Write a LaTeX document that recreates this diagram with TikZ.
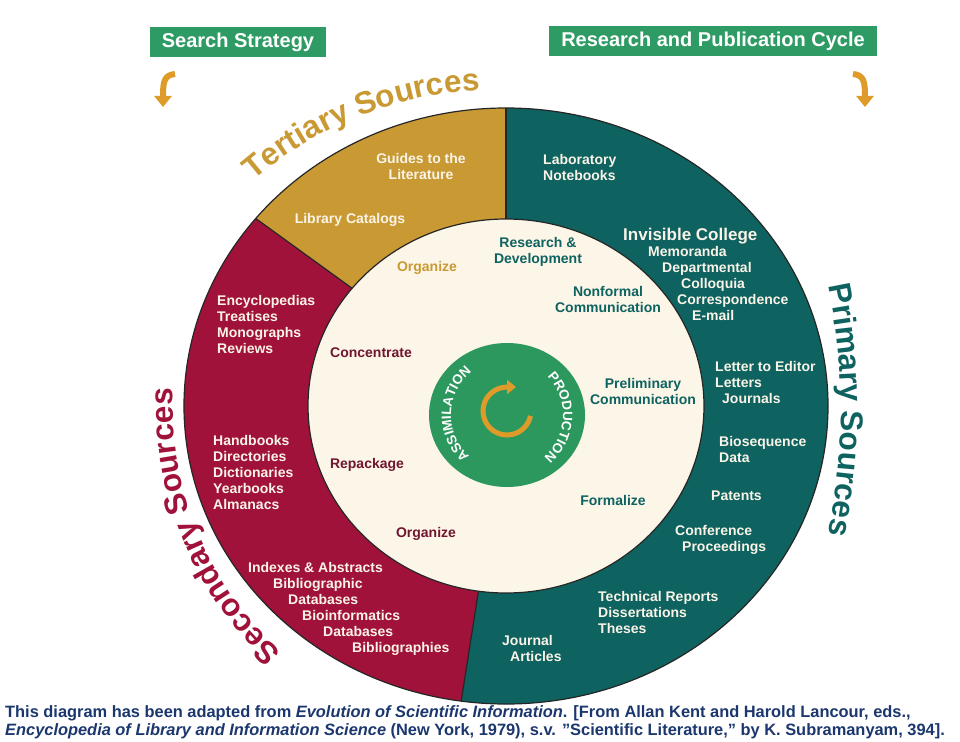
\documentclass[tikz,border=0pt]{standalone}
\usepackage{fontspec}
\setmainfont{Liberation Sans}
\usetikzlibrary{calc,arrows.meta,decorations.text}
\definecolor{tertGold}{RGB}{201,154,52}
\definecolor{secRed}{RGB}{160,18,58}
\definecolor{primTeal}{RGB}{14,98,95}
\definecolor{creamBg}{RGB}{252,246,232}
\definecolor{hubGreen}{RGB}{44,152,94}
\definecolor{headGreen}{RGB}{46,155,100}
\definecolor{arrOrange}{RGB}{222,155,42}
\definecolor{capBlue}{RGB}{27,55,110}
\definecolor{darkRed}{RGB}{112,22,48}
\definecolor{paleText}{RGB}{250,244,232}

\begin{document}
\begin{tikzpicture}[x=1pt,y=1pt,
  srcText/.style={font=\fontsize{14}{16}\selectfont\bfseries,text=paleText,inner sep=0pt,anchor=base west},
  midText/.style={font=\fontsize{14}{16}\selectfont\bfseries,inner sep=0pt,align=center},
  header/.style={fill=headGreen,text=white,font=\fontsize{20}{24}\selectfont\bfseries,minimum height=30pt,inner sep=0pt},
  curlArrow/.style={arrOrange,line width=6pt,-{Triangle[width=17pt,length=11pt]}},
  rim/.style={draw=black!85,line width=1.2pt},
  capText/.style={text=capBlue,font=\fontsize{16.4}{19}\selectfont\bfseries,inner sep=0pt,anchor=base west}]
\useasboundingbox[fill=white] (0,0) rectangle (960,-741);

\node[header,minimum width=176pt] (search) at (238,-42) {Search Strategy};
\node[header,minimum width=328pt] (cycle) at (713,-41.5) {Research and Publication Cycle};
\coordinate (sTop) at (175,-74);
\coordinate (sEnd) at (163,-107);
\coordinate (cTop) at (853,-74);
\coordinate (cEnd) at (865,-107);
\draw[curlArrow] (sTop) .. controls (164,-75) and (163,-82) .. (sEnd);
\draw[curlArrow] (cTop) .. controls (864,-75) and (865,-82) .. (cEnd);

\coordinate (c) at (506,-406);
\fill[primTeal] ($(c)+(90:322 and 298)$) arc[start angle=90,end angle=-98,x radius=322,y radius=298]
  -- ($(c)+(-98:198 and 187)$) arc[start angle=-98,end angle=90,x radius=198,y radius=187] -- cycle;
\fill[tertGold] ($(c)+(141:322 and 298)$) arc[start angle=141,end angle=90,x radius=322,y radius=298]
  -- ($(c)+(90:198 and 187)$) arc[start angle=90,end angle=141,x radius=198,y radius=187] -- cycle;
\fill[secRed] ($(c)+(262:322 and 298)$) arc[start angle=262,end angle=141,x radius=322,y radius=298]
  -- ($(c)+(141:198 and 187)$) arc[start angle=141,end angle=262,x radius=198,y radius=187] -- cycle;
\draw[rim] (c) ellipse[x radius=322,y radius=298];
\draw[rim,fill=creamBg] (c) ellipse[x radius=198,y radius=187];
\foreach \a in {90,141,262}
  \draw[rim] ($(c)+(\a:198 and 187)$) -- ($(c)+(\a:322 and 298)$);

\fill[hubGreen] (507,-415) ellipse[x radius=78,y radius=72];
\draw[arrOrange,line width=5pt,shorten >=-9pt,-{Triangle[width=14pt,length=9pt]}]
  (507,-411) ++(-12:24) arc[start angle=-12,end angle=-270,radius=24];
\path[decorate,decoration={text along path,text align=center,text color=white,
  text={|\fontsize{13.5}{13.5}\selectfont\bfseries|ASSIMILATION}}]
  (507,-415) ++(235:56) arc[start angle=235,end angle=122,radius=56];
\path[decorate,decoration={text along path,text align=center,text color=white,
  text={|\fontsize{13.5}{13.5}\selectfont\bfseries|PRODUCTION}}]
  (507,-415) ++(52:56) arc[start angle=52,end angle=-57,radius=56];

\path[decorate,decoration={text along path,text align=center,text color=tertGold,
  text={|\fontsize{31.5}{31.5}\selectfont\bfseries|Tertiary Sources}}]
  (497,-463) ++(140:373) arc[start angle=140,end angle=83.4,radius=373];
\path[decorate,decoration={text along path,text align=center,text color=secRed,
  text={|\fontsize{31.5}{31.5}\selectfont\bfseries|Secondary Sources}}]
  (c) ++(240:333) arc[start angle=240,end angle=164.6,radius=333];
\path[decorate,decoration={text along path,text align=center,text color=primTeal,
  text={|\fontsize{31.5}{31.5}\selectfont\bfseries|Primary Sources}}]
  (241,-410) ++(15:600) arc[start angle=15,end angle=-15,radius=600];

\node[srcText,anchor=center,align=center] (guides) at (421,-166) {Guides to the\\Literature};
\node[srcText,anchor=base] (libcat) at (350,-223) {Library Catalogs};

\foreach \t/\x/\y [count=\i] in {Encyclopedias/217/300,Treatises/217/316,Monographs/217/332,Reviews/217/348,
  Handbooks/213/440,Directories/213/456,Dictionaries/213/472,Yearbooks/213/488,Almanacs/213/504,
  Indexes \& Abstracts/248/567,Bibliographic/273/583,Databases/288/599,Bioinformatics/302/615,
  Databases/323/631,Bibliographies/352/647}
  \node[srcText] (sec\i) at (\x,-\y-5) {\t};

\node[srcText,font=\fontsize{17}{20}\selectfont\bfseries] (invis) at (623,-240) {Invisible College};
\foreach \t/\x/\y [count=\i] in {Laboratory/543/159,Notebooks/543/175,Memoranda/648/251,Departmental/662/267,
  Colloquia/681/283,Correspondence/677/299,E-mail/692/315,Letter to Editor/715/366,Letters/715/382,
  Journals/722/398,Biosequence/719/441,Data/719/457,Patents/711/495,Conference/675/530,
  Proceedings/682/546,Technical Reports/598/596,Dissertations/598/612,Theses/598/628,
  Journal/502/640,Articles/510/656}
  \node[srcText] (pri\i) at (\x,-\y-5) {\t};

\node[midText,text=tertGold] (orgTop) at (427,-268) {Organize};
\node[midText,text=primTeal] (rnd) at (538,-252) {Research \&\\Development};
\node[midText,text=primTeal] (nonform) at (608,-299) {Nonformal\\Communication};
\node[midText,text=darkRed] (concen) at (371,-353) {Concentrate};
\node[midText,text=primTeal] (prelim) at (643,-391) {Preliminary\\Communication};
\node[midText,text=darkRed] (repack) at (367,-465) {Repackage};
\node[midText,text=primTeal] (formal) at (613,-500) {Formalize};
\node[midText,text=darkRed] (orgBot) at (426,-534) {Organize};

\node[capText] (capA) at (5,-717) {This diagram has been adapted from \textit{Evolution of Scientific Information}. [From Allan Kent and Harold Lancour, eds.,};
\node[capText] (capB) at (5,-735) {\textit{Encyclopedia of Library and Information Science} (New York, 1979), s.v. \symbol{34}Scientific Literature,” by K. Subramanyam, 394].};
\end{tikzpicture}
\end{document}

* [THE PROBLEM] Reproduce each line exactly as it appears, omitting the pictures.

* [ANSWER FOR THE TASK]
Write a LaTeX document that recreates this diagram with TikZ.
\documentclass[tikz,border=0pt]{standalone}
\usepackage{fontspec}
\setmainfont{Liberation Sans}
\usetikzlibrary{calc,arrows.meta,decorations.text}
\definecolor{tertGold}{RGB}{201,154,52}
\definecolor{secRed}{RGB}{160,18,58}
\definecolor{primTeal}{RGB}{14,98,95}
\definecolor{creamBg}{RGB}{252,246,232}
\definecolor{hubGreen}{RGB}{44,152,94}
\definecolor{headGreen}{RGB}{46,155,100}
\definecolor{arrOrange}{RGB}{222,155,42}
\definecolor{capBlue}{RGB}{27,55,110}
\definecolor{darkRed}{RGB}{112,22,48}
\definecolor{paleText}{RGB}{250,244,232}

\begin{document}
\begin{tikzpicture}[x=1pt,y=1pt,
  srcText/.style={font=\fontsize{14}{16}\selectfont\bfseries,text=paleText,inner sep=0pt,anchor=base west},
  midText/.style={font=\fontsize{14}{16}\selectfont\bfseries,inner sep=0pt,align=center},
  header/.style={fill=headGreen,text=white,font=\fontsize{20}{24}\selectfont\bfseries,minimum height=30pt,inner sep=0pt},
  curlArrow/.style={arrOrange,line width=6pt,-{Triangle[width=17pt,length=11pt]}},
  rim/.style={draw=black!85,line width=1.2pt},
  capText/.style={text=capBlue,font=\fontsize{16.4}{19}\selectfont\bfseries,inner sep=0pt,anchor=base west}]
\useasboundingbox[fill=white] (0,0) rectangle (960,-741);

\node[header,minimum width=176pt] (search) at (238,-42) {Search Strategy};
\node[header,minimum width=328pt] (cycle) at (713,-41.5) {Research and Publication Cycle};
\coordinate (sTop) at (175,-74);
\coordinate (sEnd) at (163,-107);
\coordinate (cTop) at (853,-74);
\coordinate (cEnd) at (865,-107);
\draw[curlArrow] (sTop) .. controls (164,-75) and (163,-82) .. (sEnd);
\draw[curlArrow] (cTop) .. controls (864,-75) and (865,-82) .. (cEnd);

\coordinate (c) at (506,-406);
\fill[primTeal] ($(c)+(90:322 and 298)$) arc[start angle=90,end angle=-98,x radius=322,y radius=298]
  -- ($(c)+(-98:198 and 187)$) arc[start angle=-98,end angle=90,x radius=198,y radius=187] -- cycle;
\fill[tertGold] ($(c)+(141:322 and 298)$) arc[start angle=141,end angle=90,x radius=322,y radius=298]
  -- ($(c)+(90:198 and 187)$) arc[start angle=90,end angle=141,x radius=198,y radius=187] -- cycle;
\fill[secRed] ($(c)+(262:322 and 298)$) arc[start angle=262,end angle=141,x radius=322,y radius=298]
  -- ($(c)+(141:198 and 187)$) arc[start angle=141,end angle=262,x radius=198,y radius=187] -- cycle;
\draw[rim] (c) ellipse[x radius=322,y radius=298];
\draw[rim,fill=creamBg] (c) ellipse[x radius=198,y radius=187];
\foreach \a in {90,141,262}
  \draw[rim] ($(c)+(\a:198 and 187)$) -- ($(c)+(\a:322 and 298)$);

\fill[hubGreen] (507,-415) ellipse[x radius=78,y radius=72];
\draw[arrOrange,line width=5pt,shorten >=-9pt,-{Triangle[width=14pt,length=9pt]}]
  (507,-411) ++(-12:24) arc[start angle=-12,end angle=-270,radius=24];
\path[decorate,decoration={text along path,text align=center,text color=white,
  text={|\fontsize{13.5}{13.5}\selectfont\bfseries|ASSIMILATION}}]
  (507,-415) ++(235:56) arc[start angle=235,end angle=122,radius=56];
\path[decorate,decoration={text along path,text align=center,text color=white,
  text={|\fontsize{13.5}{13.5}\selectfont\bfseries|PRODUCTION}}]
  (507,-415) ++(52:56) arc[start angle=52,end angle=-57,radius=56];

\path[decorate,decoration={text along path,text align=center,text color=tertGold,
  text={|\fontsize{31.5}{31.5}\selectfont\bfseries|Tertiary Sources}}]
  (497,-463) ++(140:373) arc[start angle=140,end angle=83.4,radius=373];
\path[decorate,decoration={text along path,text align=center,text color=secRed,
  text={|\fontsize{31.5}{31.5}\selectfont\bfseries|Secondary Sources}}]
  (c) ++(240:333) arc[start angle=240,end angle=164.6,radius=333];
\path[decorate,decoration={text along path,text align=center,text color=primTeal,
  text={|\fontsize{31.5}{31.5}\selectfont\bfseries|Primary Sources}}]
  (241,-410) ++(15:600) arc[start angle=15,end angle=-15,radius=600];

\node[srcText,anchor=center,align=center] (guides) at (421,-166) {Guides to the\\Literature};
\node[srcText,anchor=base] (libcat) at (350,-223) {Library Catalogs};

\foreach \t/\x/\y [count=\i] in {Encyclopedias/217/300,Treatises/217/316,Monographs/217/332,Reviews/217/348,
  Handbooks/213/440,Directories/213/456,Dictionaries/213/472,Yearbooks/213/488,Almanacs/213/504,
  Indexes \& Abstracts/248/567,Bibliographic/273/583,Databases/288/599,Bioinformatics/302/615,
  Databases/323/631,Bibliographies/352/647}
  \node[srcText] (sec\i) at (\x,-\y-5) {\t};

\node[srcText,font=\fontsize{17}{20}\selectfont\bfseries] (invis) at (623,-240) {Invisible College};
\foreach \t/\x/\y [count=\i] in {Laboratory/543/159,Notebooks/543/175,Memoranda/648/251,Departmental/662/267,
  Colloquia/681/283,Correspondence/677/299,E-mail/692/315,Letter to Editor/715/366,Letters/715/382,
  Journals/722/398,Biosequence/719/441,Data/719/457,Patents/711/495,Conference/675/530,
  Proceedings/682/546,Technical Reports/598/596,Dissertations/598/612,Theses/598/628,
  Journal/502/640,Articles/510/656}
  \node[srcText] (pri\i) at (\x,-\y-5) {\t};

\node[midText,text=tertGold] (orgTop) at (427,-268) {Organize};
\node[midText,text=primTeal] (rnd) at (538,-252) {Research \&\\Development};
\node[midText,text=primTeal] (nonform) at (608,-299) {Nonformal\\Communication};
\node[midText,text=darkRed] (concen) at (371,-353) {Concentrate};
\node[midText,text=primTeal] (prelim) at (643,-391) {Preliminary\\Communication};
\node[midText,text=darkRed] (repack) at (367,-465) {Repackage};
\node[midText,text=primTeal] (formal) at (613,-500) {Formalize};
\node[midText,text=darkRed] (orgBot) at (426,-534) {Organize};

\node[capText] (capA) at (5,-717) {This diagram has been adapted from \textit{Evolution of Scientific Information}. [From Allan Kent and Harold Lancour, eds.,};
\node[capText] (capB) at (5,-735) {\textit{Encyclopedia of Library and Information Science} (New York, 1979), s.v. \symbol{34}Scientific Literature,” by K. Subramanyam, 394].};
\end{tikzpicture}
\end{document}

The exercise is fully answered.